The MoD also failed to control contractors or ensure that they absorbed a share of additional costs as the bills for new kit spiralled upwards.
As a result, taxpayers were left bearing “too much of the financial risks for failure”.
The report called on the MoD to reduce its exposure to risk by opting more often for “off-the-shelf” kit rather than commissioning untested new equipment.
In response, it said: “The department does not make enough demands of its suppliers to share the financial risks as well as the rewards of contracting for major equipment capabilities.
“Suppliers should contribute their fair share of development funding to equipment programmes so they are sufficiently incentivised to deliver.”
Despite 13 formal reviews of defence procurement policy in 35 years, the MoD had failed to learn from experience and improve performance. Its current forecast for cash savings through its new strategic partnership programme comes to just £160m over 10 years – less than 0.1 per cent of total spend.
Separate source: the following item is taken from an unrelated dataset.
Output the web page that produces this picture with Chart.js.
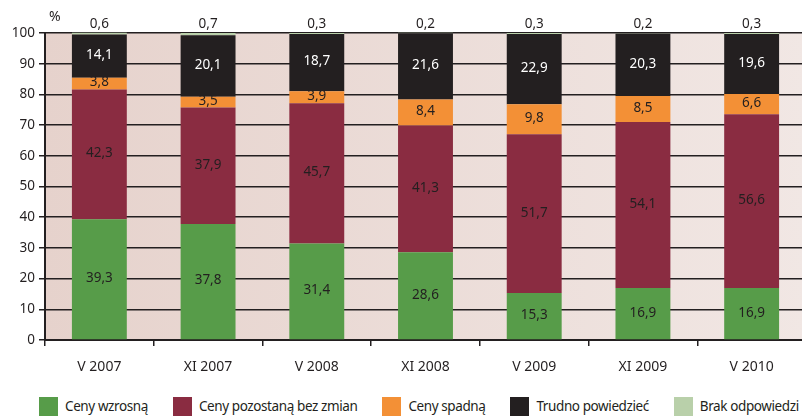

Committee chair Dame Meg Hillier said: “Despite years of official inquiries and recommendations and promises of learning and change, we have still heard nothing from the MoD to give any assurance about our biggest concern, which is now that last year’s lauded and substantial uplift to the department’s budget will not simply be used to plug financial holes across its programmes.
“It seems no matter who we ask across the ministry, whatever their particular responsibilities, they all point to this same additional funding as a solution to their problems.
“MoD senior management appears to have made the calculation that, at the cost of a few uncomfortable hours in front of a select committee, they can get away with leaving one of the largest financial holes in any government departments’ budget, not just for now, but year after year. This committee is determined that this state of affairs cannot, and will not, continue.”
The report said that MoD ministers and officials had failed to convince the committee that they were taking the cash haemorrhage “seriously” and would not simply “throw good money after bad”.
MPs were “deeply concerned” about the department’s inability to answer basic questions about its spending projects, and accused it of “complacency” about programmes which had been marked red because of concerns they would not deliver to plan.
The MoD admitted that it “does not routinely monitor value for money of programmes”, the report said.